Exercise instructions ▸
Return the listing below unchanged, minus its pictures.

## start Data provided

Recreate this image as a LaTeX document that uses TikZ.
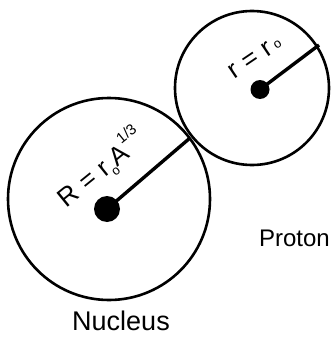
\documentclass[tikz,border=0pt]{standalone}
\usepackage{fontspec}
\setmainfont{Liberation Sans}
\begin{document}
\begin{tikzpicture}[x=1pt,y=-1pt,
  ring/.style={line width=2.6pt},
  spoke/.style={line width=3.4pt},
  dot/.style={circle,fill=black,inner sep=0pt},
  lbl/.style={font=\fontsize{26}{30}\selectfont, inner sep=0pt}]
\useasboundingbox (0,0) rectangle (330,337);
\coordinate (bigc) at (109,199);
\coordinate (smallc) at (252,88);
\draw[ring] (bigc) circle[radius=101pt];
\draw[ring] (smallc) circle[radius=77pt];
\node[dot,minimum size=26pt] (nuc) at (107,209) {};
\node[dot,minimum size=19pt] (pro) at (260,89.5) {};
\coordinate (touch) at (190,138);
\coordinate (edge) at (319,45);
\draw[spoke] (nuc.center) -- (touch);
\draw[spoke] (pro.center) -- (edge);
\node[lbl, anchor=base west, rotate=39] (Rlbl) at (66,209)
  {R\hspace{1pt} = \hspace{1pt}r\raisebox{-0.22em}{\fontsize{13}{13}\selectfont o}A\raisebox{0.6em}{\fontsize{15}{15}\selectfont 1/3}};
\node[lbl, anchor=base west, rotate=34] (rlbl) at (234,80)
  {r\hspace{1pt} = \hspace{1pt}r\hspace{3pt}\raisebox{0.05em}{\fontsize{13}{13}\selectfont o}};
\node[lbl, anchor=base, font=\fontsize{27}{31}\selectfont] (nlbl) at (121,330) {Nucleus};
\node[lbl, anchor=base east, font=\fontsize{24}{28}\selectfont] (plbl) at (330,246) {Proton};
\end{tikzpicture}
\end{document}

## end Data provided

Full answer ▸
Recreate this image as a LaTeX document that uses TikZ.
\documentclass[tikz,border=0pt]{standalone}
\usepackage{fontspec}
\setmainfont{Liberation Sans}
\begin{document}
\begin{tikzpicture}[x=1pt,y=-1pt,
  ring/.style={line width=2.6pt},
  spoke/.style={line width=3.4pt},
  dot/.style={circle,fill=black,inner sep=0pt},
  lbl/.style={font=\fontsize{26}{30}\selectfont, inner sep=0pt}]
\useasboundingbox (0,0) rectangle (330,337);
\coordinate (bigc) at (109,199);
\coordinate (smallc) at (252,88);
\draw[ring] (bigc) circle[radius=101pt];
\draw[ring] (smallc) circle[radius=77pt];
\node[dot,minimum size=26pt] (nuc) at (107,209) {};
\node[dot,minimum size=19pt] (pro) at (260,89.5) {};
\coordinate (touch) at (190,138);
\coordinate (edge) at (319,45);
\draw[spoke] (nuc.center) -- (touch);
\draw[spoke] (pro.center) -- (edge);
\node[lbl, anchor=base west, rotate=39] (Rlbl) at (66,209)
  {R\hspace{1pt} = \hspace{1pt}r\raisebox{-0.22em}{\fontsize{13}{13}\selectfont o}A\raisebox{0.6em}{\fontsize{15}{15}\selectfont 1/3}};
\node[lbl, anchor=base west, rotate=34] (rlbl) at (234,80)
  {r\hspace{1pt} = \hspace{1pt}r\hspace{3pt}\raisebox{0.05em}{\fontsize{13}{13}\selectfont o}};
\node[lbl, anchor=base, font=\fontsize{27}{31}\selectfont] (nlbl) at (121,330) {Nucleus};
\node[lbl, anchor=base east, font=\fontsize{24}{28}\selectfont] (plbl) at (330,246) {Proton};
\end{tikzpicture}
\end{document}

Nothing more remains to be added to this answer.